Note: Although more or less successful researchers were made on the subject by Joseph Henry, Hertz, Oliver Lodge, and others, the first commercially successful system was that of Guglielmo Marconi, patented in March, 1897. Marconi employed electric waves of high frequency set up by an induction coil in an oscillator, these waves being launched into space through a lofty antenna. The receiving apparatus consisted of another antenna in circuit with a coherer and small battery for operating through a relay the ordinary telegraphic receiver. This apparatus contains the essential features of all the systems now in use.
Wireless telephone, an apparatus or contrivance for wireless telephony.
Wireless telephony, telephony without wires, usually employing electric waves of high frequency emitted from an oscillator or generator, as in wireless telegraphy.
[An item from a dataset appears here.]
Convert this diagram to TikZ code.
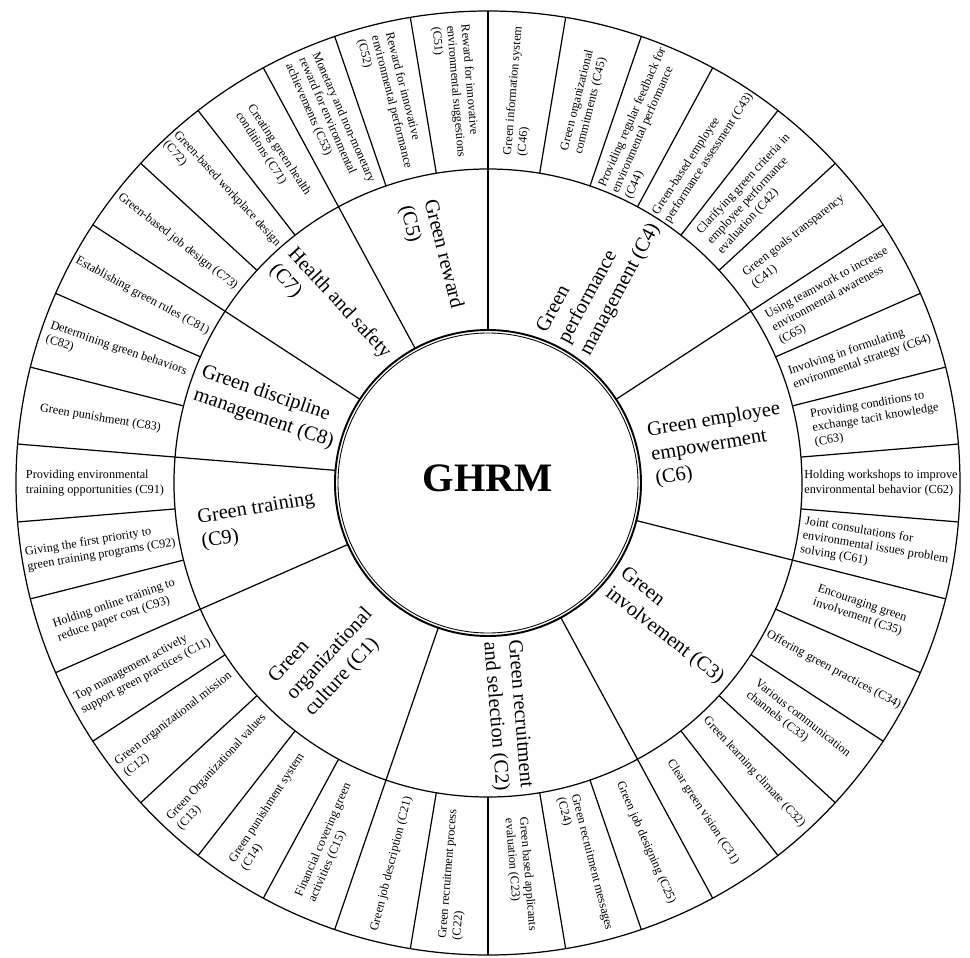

A telephone transmitter causes fluctuations in these waves, it being the fluctuations only which affect the receiver.
WordNet
n. the use of radio to send telegraphic messages (usually by Morse code) [syn: radiotelegraph, radiotelegraphy, wireless telegraphy]
Usage examples of "wireless telegraph".
Where would he be without a knowledge of the wireless telegraph code now?
At last came a morning when the wireless telegraph operator aboard picked up a signal from shore and announced that the Romanic was less than a hundred miles from Boston light.
One of the first things I noticed was that there rose from the roof the primitive inverted V aerial of a wireless telegraph.
It was dotted with bright-looking, steep-roofed, villages, and each showed a distinctive and interesting church beside its wireless telegraph steeple.
Finally one of the children inquired why we couldn't hear from Princess Dorothy by wireless telegraph, which would enable her to communicate to the Historian whatever happened in the far-off Land of Oz without his seeing her, or even knowing just where Oz is.
It seemed that whether they were the work of an individual genius or a variety of hard-working scientists, the airships and the sub aquatic boats, the electrical wonders, the wireless telegraph and so on, would nonetheless come into existence at some time.
Soon from the aerials snapped the vicious sparks that told of the wireless telegraph being worked.
By the same token, the meaning of a telegram that we send does not stand in any one-to-one relation with the properties of the electromagnetic waves of the wireless telegraph.
Then he went down to the hotel wireless telegraph office and filed his coded missive.
It gathers up the natural electricity of his thought-impulses and translates them into dots, rather like a wireless telegraph.
Had it sent back a message by wireless telegraph, the fleet would have changed course toward any vessels presumptuous enough to challenge the USA in these waters.